Et pourtant... Une obscure tendresse perce bien dans la colère qui sourd du narrateur tout au long de ces réminiscences aux allures passagères de confessions. "Faire parler" rétrospectivement les enfants est un art littéraire difficile, dont Manuel Candré, à l'instar jadis du James de "Ce que savait Maisie" ou plus récemment du très réussi "Je n'ai pas peur" de Niccolo Ammaniti, se sort avec brio.

Même si ce récit ne représente pas exactement mon "genre de beauté" personnel, j'en sors impressionné.

"Ce jour-là, il fait beau et la fenêtre est grande ouverte. le voisin Boulet passe la tête pour dire bonjour. C'est un petit vieux tout sec avec un béret. Boulet, il est d'humeur à faire des blagues. Il a vu que mon grand-père tient une bonne caisse et, planté devant la fenêtre, les deux mains sur les hanches, il crie, feignant l'indignation. Quoi ? Toi, Candré, un communiste, tu manges des raviolis, ce plat de Mussolini. Mon grand-père s'empourpre, une position intenable se fait jour dans son esprit envapé. Il se lève comme un ours, Oh Bon Dieu, Boulet, t'as raison, prend l'assiette et la fout tout entière par la fenêtre. Puis il se retourne vers ma grand-mère, exultant du soulagement éprouvé. Boulet pleure littéralement de rire dans le jardin, ma grand-mère fume de rage.
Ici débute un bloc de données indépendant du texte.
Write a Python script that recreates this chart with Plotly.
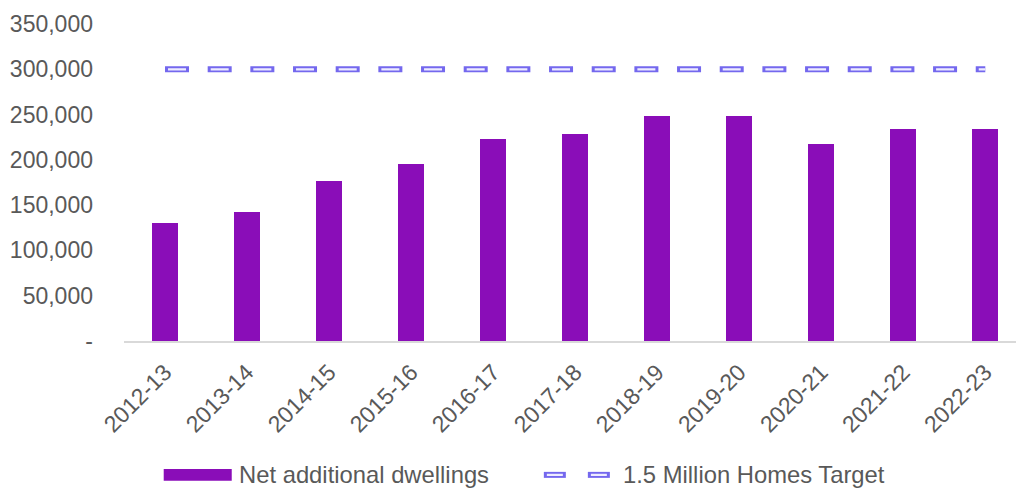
import plotly.graph_objects as go

# Financial years and net additional dwellings in England
years = ["2012-13", "2013-14", "2014-15", "2015-16", "2016-17", "2017-18",
         "2018-19", "2019-20", "2020-21", "2021-22", "2022-23"]
net_additional = [130500, 142600, 176500, 195600, 223200, 228300,
                  248200, 248900, 218000, 234200, 234200]
# Annual rate implied by the 1.5 million homes target
target_per_year = [300000] * len(years)

y_tickvals = [0, 50000, 100000, 150000, 200000, 250000, 300000, 350000]
y_ticktext = ["-", "50,000", "100,000", "150,000", "200,000", "250,000",
              "300,000", "350,000"]

bar_name = "Net additional dwellings"
line_name = "1.5 Million Homes Target"

W, H = 1016, 489
ML, MR, MT, MB = 124.3, 0, 23.7, 148
PW, PH = W - ML - MR, H - MT - MB
CAT_W = 82.0  # pixels per category

BAR_COLOR = "#8A0DB8"
LINE_COLOR = "#7468EE"
CORE_COLOR = "#EEECFF"
TEXT_COLOR = "#595959"
FONT = "Liberation Sans, Arial, sans-serif"


def px_x(px):
    return (px - ML) / PW


def px_y(py):
    return (H - MB - py) / PH


fig = go.Figure()

fig.add_trace(go.Bar(
    x=years, y=net_additional, name=bar_name,
    marker=dict(color=BAR_COLOR, line=dict(width=0)),
    width=26 / CAT_W, showlegend=False,
))

# Hollow dashed target line: coloured outer stroke with a thin light core
fig.add_trace(go.Scatter(
    x=years, y=target_per_year, name=line_name, mode="lines",
    line=dict(color=LINE_COLOR, width=6, dash="24px,18.67px"),
    showlegend=False, hoverinfo="skip",
))
fig.add_trace(go.Scatter(
    x=years, y=target_per_year, name=line_name, mode="lines",
    line=dict(color=CORE_COLOR, width=2.2, dash="0px,3px,18px,21.67px"),
    showlegend=False,
))

# Legend drawn below the axis
shapes = []
annotations = []
leg_y = 475
shapes.append(dict(type="rect", xref="paper", yref="paper",
                   x0=px_x(164), x1=px_x(232), y0=px_y(481), y1=px_y(469),
                   fillcolor=BAR_COLOR, line=dict(width=0)))
annotations.append(dict(xref="paper", yref="paper", x=px_x(237), y=px_y(leg_y),
                        text=bar_name, showarrow=False, xanchor="left",
                        yanchor="middle",
                        font=dict(family=FONT, size=23.8, color=TEXT_COLOR)))
for x0, x1 in [(544, 566), (588, 610)]:
    shapes.append(dict(type="line", xref="paper", yref="paper",
                       x0=px_x(x0), x1=px_x(x1), y0=px_y(leg_y), y1=px_y(leg_y),
                       line=dict(color=LINE_COLOR, width=6)))
    shapes.append(dict(type="line", xref="paper", yref="paper",
                       x0=px_x(x0 + 3), x1=px_x(x1 - 3), y0=px_y(leg_y), y1=px_y(leg_y),
                       line=dict(color=CORE_COLOR, width=2.2)))
annotations.append(dict(xref="paper", yref="paper", x=px_x(621), y=px_y(leg_y),
                        text=line_name, showarrow=False, xanchor="left",
                        yanchor="middle",
                        font=dict(family=FONT, size=23.8, color=TEXT_COLOR)))

fig.update_layout(
    template="none",
    width=W, height=H,
    margin=dict(l=ML, r=MR, t=MT, b=MB, autoexpand=False),
    paper_bgcolor="white", plot_bgcolor="white",
    font=dict(family=FONT, size=23, color=TEXT_COLOR),
    bargap=0, showlegend=False,
    shapes=shapes, annotations=annotations,
    xaxis=dict(
        type="category", range=[-0.5, PW / CAT_W - 0.5],
        showgrid=False, zeroline=False,
        showline=True, linecolor="#D9D9D9", linewidth=1.5,
        ticks="", tickangle=-45, ticklabelstandoff=7,
        tickfont=dict(family=FONT, size=23, color=TEXT_COLOR),
    ),
    yaxis=dict(
        range=[0, 350000], tickvals=y_tickvals, ticktext=y_ticktext,
        showgrid=False, zeroline=False, showline=False, ticks="",
        ticklabelstandoff=30,
        tickfont=dict(family=FONT, size=23, color=TEXT_COLOR),
    ),
)

fig.write_html("out.html")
Cette histoire, et quelques autres, faisaient la fierté de la famille. Être ivre, de gauche, si possible impulsif, tout ça définit une sorte de patrimoine familial qu'on peut revendiquer la tête haute. Les raviolis de pépé, c'est un peu la Mona Lisa des Candré, un chef-d'oeuvre qui contient tous les principes du maître. Mon père aimait m'en raconter une autre impliquant mon grand-père et sa mère. Une histoire dégueu avec un suppositoire qui vole et des harengs qui cuisent dans la cheminée... Une de mes préférées avec celle des raviolis."